Question

The vertices of the triangle are (-2, 0), (2, 3) and (1, -3). Is the triangle equilateral, isosceles or scalene?

Answer 1

Hint: We know the definition of equilateral triangle, isosceles triangle and scalene triangle. In equilateral triangles all the sides are equal. In the isosceles triangle only two sides are equal. In the scalene triangle no equal sides. By finding the distances of each said we will tell whether a given triangle is equilateral, isosceles or scalene.

Complete step-by-step answer:
Given vertices are (-2, 0), (2, 3) and (1,-3).
We know that the distance between two points \[({x_1},{y_1})\] and \[({x_2},{y_2})\] is \[ = \sqrt {{{({x_1} - {x_2})}^2} + {{({y_2} - {y_1})}^2}} \] .
Assume the diagram (for better understanding).

Now we find the distances of AB, AB and BC.
Now, the distance \[AB\] is given by,
The vertices of A and B are \[({x_1},{y_1}) = ( - 2,0)\] and \[({x_2},{y_2}) = (2,3)\]
Substituting we get,
 \[AB = \sqrt {{{( - 2 - 2)}^2} + {{(0 - 3)}^2}} \]
 \[ = \sqrt {{{( - 4)}^2} + {{( - 3)}^2}} \]
 \[ = \sqrt {16 + 9} \]
 \[ = \sqrt {25} \]
 \[ = 5\] units
Now, the distance of \[BC\] is given by,
The vertices of B and C are \[({x_1},{y_1}) = (2,3)\] and \[({x_2},{y_2}) = (1, - 3)\] .
 \[BC = \sqrt {{{(2 - 1)}^2} + {{(3 - ( - 3))}^2}} \]
 \[ = \sqrt {{{(1)}^2} + {{(6)}^2}} \]
 \[ = \sqrt {1 + 36} \]
 \[ = \sqrt {37} \] units.
Now, the distance of \[AC\] is given by,
The vertices of A and C are \[({x_1},{y_1}) = ( - 2,0)\] and \[({x_2},{y_2}) = (1, - 3)\] .
 \[AC = \sqrt {{{( - 2 - 1)}^2} + {{(0 - ( - 3))}^2}} \]
 \[ = \sqrt {{{( - 3)}^2} + {{(3)}^2}} \]
 \[ = \sqrt {9 + 9} \]
 \[ = \sqrt {18} \] units.
As we can see that the distance of the sides AB, BC, and AC are different.
Hence the given triangle is scalene.
So, the correct answer is “the given triangle is scalene”.

Note: Also we know that in equilateral triangles all the angels are the same.
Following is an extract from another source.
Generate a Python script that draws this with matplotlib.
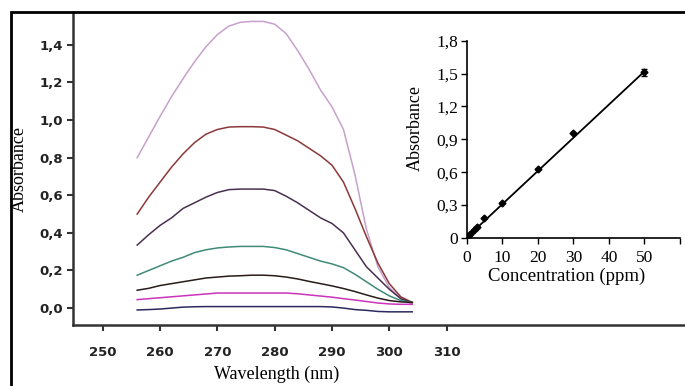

In the isosceles triangle only two angles are equal. In scalene all three angels are different. We can differentiate triangles based on angels also. The distance formula is the same for any two points. Do not get confused with the distance formula. The distance formula in above is the same as the \[ = \sqrt {{{({x_2} - {x_1})}^2} + {{({y_2} - {y_1})}^2}} \] . Negative Square is positive.